Are you multithreading in the application, and then calling DGEMM? Or is the application running a single master thread that expects DGEMM to multithread?
How many threads?
1 of 1 people found this helpful
I am actually using a mix of 4 ACML functions. The application is single threaded and takes advantage of the threaded ACML. I use anywhere between 8 and 64 threads, depending on the size of the matrices. The system is a 64-core Interlagos and can actually support 64 threads.
I'll try to reproduce it on a simple example, but until then here is the succession of ACML calls. Please let me know if you see a smoking gun. dsymm operates on large NxN matrices, dgemm on smaller 6xN ones.
N = 5370 while not_converged: dsyrk (NxN)
dsymv (NxN, N)
Thanks a lot,
I have started a simple test case using gfortran. DGEMM seems to work as expected, I'll add now cases for dsymm and also for the ifort compiler.
On thing you can try is the ACML_FAST_MALLOC_DEBUG envrionment variable as documented in the user guide. You might try reducing the number of threads to reduce the volume of messages and to see if that affects the problem.

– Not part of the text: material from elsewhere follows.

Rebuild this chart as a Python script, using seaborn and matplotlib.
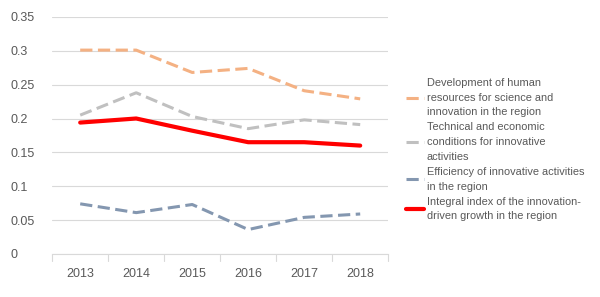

Maybe this will tell us something useful.
I'm assuming this is a linux environment?
It turns out this happens with the call to dsyrk, which in turns calls DGEMM. I can demonstrate a problem with memory allocation, it just has to be debugged now.
It seems that with the problem sizes you are using dsyrk calls dgemm in a way that sometimes the fast alloc mechanism is effective and sometimes not, and this appears to be causing the leak.
There is a variable, ACML_FAST_MALLOC_CHUNK_SIZE that controls how much memory is allowed for an allocation that will be retained. It's set at 10MB, which is too small for this case. I was using N=6000, and I was able to effectively work around the issue by setting ACML_FAST_MALLOC_CHUNK_SIZE to 35000000.
I chose the size by grabbing debug output into a file called temp.
I found the largest allocation requested using:
grep "new malloc size" temp | sed -e"s/^.*size //" | sort -n
I just rounded that largest number up a bit and then memory usage no longer showed a leak. For 32 threads, memory use capped at 1.8G.
This doesn't resolve the actual bug, but it is an effective work around. With the smaller size, the fast malloc is essentially not working anyway, so there would be no performance benefit even if the bug is fixed.